KINETICS AND MECHANISM OF POLYTHIONATE OXIDATION TO SULFATE AT LOW PH BY O2 AND FE3+

Abstract

Polythionates (SxO62-) are important in redox transformations involving many sulfur compounds. Here we investigate the oxidation kinetics and mechanisms of trithionate and tetrathionate oxidation between pH 0.4 and pH 2 in the presence of Fe3+ and/or oxygen. In these solutions, Fe3+ plus oxygen oxidizes tetrathionate and trithionate at least an order of magnitude faster than oxygen alone. Kinetic measurements, coupled with density functional calculations, suggest that the rate-limiting step for tetrathionate oxidation involves Fe3+ attachment, followed by electron density shifts that result in formation of a sulfite radical and S3O30 derivatives.
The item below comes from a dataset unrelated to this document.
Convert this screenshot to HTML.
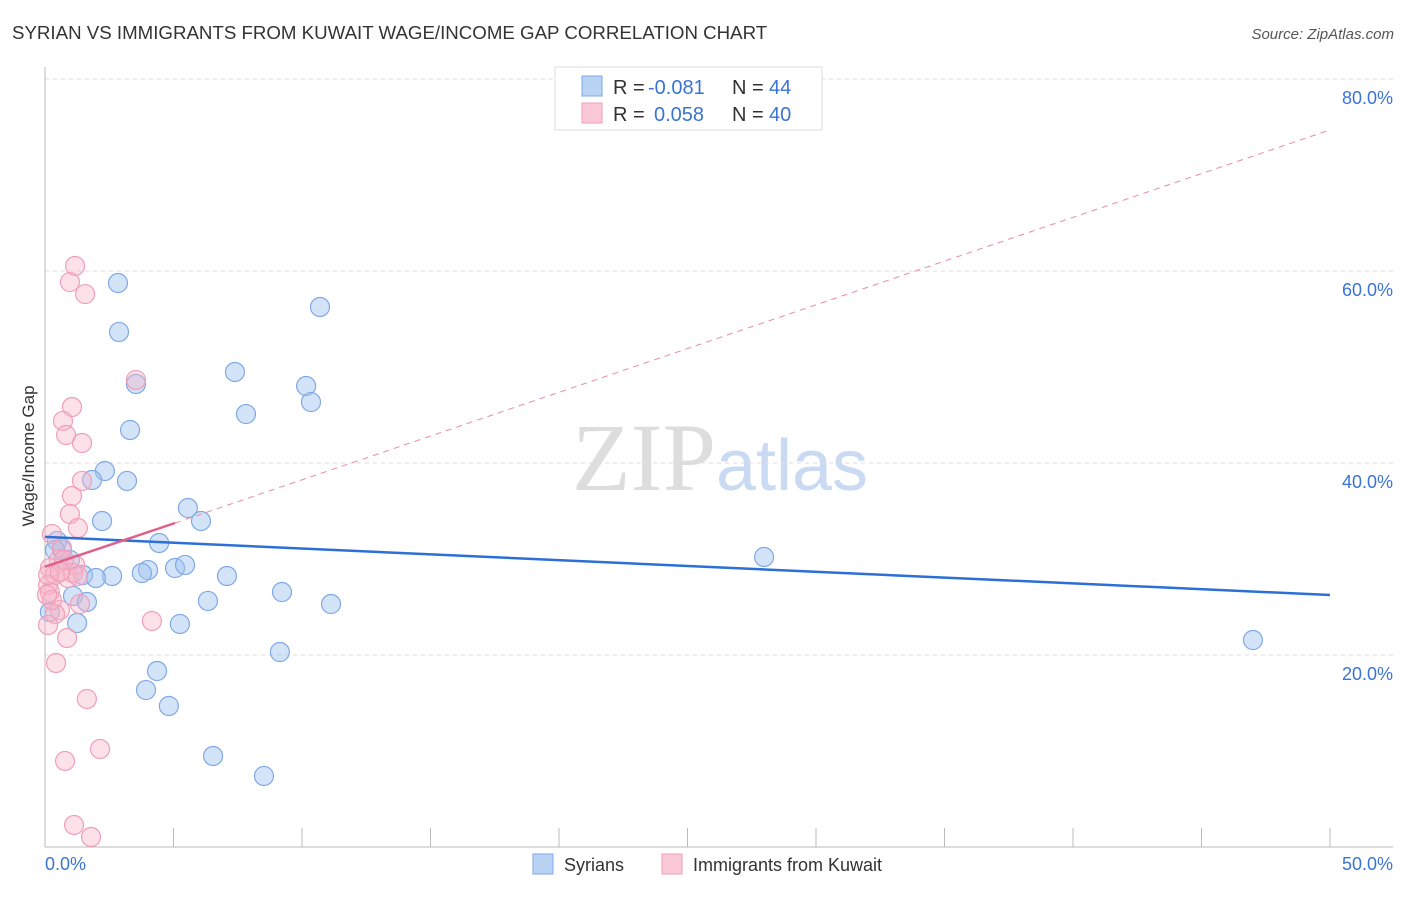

The overall reaction orders for trithionate and tetrathionate are fractional due to rearrangement reactions and side reactions between reactants and intermediate products. The pseudo-first order rate coefficients for tetrathionate range from 10(-11) s(-1) at 25 degrees C to 10(-8) s(-1) at 70 degrees C, compared to 2 x 10(-7) s(-1) at 35 degrees C for trithionate. The apparent activation energy (E-A) for tetrathionate oxidation at pH 1.5 is 104.5 +/- 4.13 kJ/mol. A rate law at pH 1.5 and 70 degrees C between 0.5 and 5 millimolar [Fe3+] is of the form: r = 10(-6.61+/-0.3)[S4O62-](0.3+/-0.08)[Fe3+](0.15+/-0.09) where rate, r, is in units of mol L-1 s(-1). In pH <1 solutions where trithionate forms by rearrangement of tetrathionate, trithionate oxidation is the rapid pathway for conversion of tetrathionate to sulfate. The kinetics of both trithionate and tetrathionate oxidation are several orders of magnitude slower than the formation of polythionates from thiosulfate in acidic, Fe3+-rich solutions.